Even though your parents may have done a good job raising you, you eventually must spread your wings and experience life for yourself. If you are like many teens, you may have experimented with drugs when you went to college. Now that you are facing drug charges, you may wonder if your financial aid package is at risk.
Until recently, having a drug conviction on your record had catastrophic consequences for your college goals. That is, the U.S. Department of Education used to suspend loans, grants and work-study dollars for anyone who had a drug conviction during their award periods. Now, though, drug convictions have no effect on the college financial aid the federal government subsidizes. Private scholarships are a different matter, though.
Do you receive private scholarships?
According to Research.com, there are roughly 1.7 million private scholarships for which college-bound students in the U.S. can compete. Even though the DOE no longer suspends government-backed financial aid, its approach has no effect on these private scholarship organizations.

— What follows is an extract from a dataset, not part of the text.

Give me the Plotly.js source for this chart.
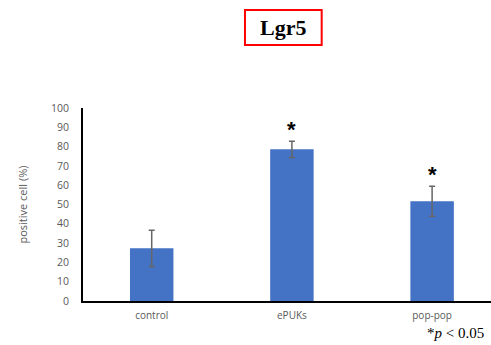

Merely using drugs may be enough to lose your private scholarships. To know whether a drug conviction is likely to endanger your private scholarship dollars, though, you must check with the organization that gave you the scholarship. This may require reading through the organization’s code of conduct for the scholarship.
Does your school give you a scholarship?
If you play for its sports team or participate in on-campus goods, your university may have given you a scholarship. Just like with private scholarships, your school may require you to comply with a code of conduct. Violating this code may cause you to lose your university scholarship.
While knowing you can keep your government-backed financial aid may be a relief, you probably cannot afford to lose your private and university scholarships. Ultimately, fighting your drug charges may be one way to keep them intact.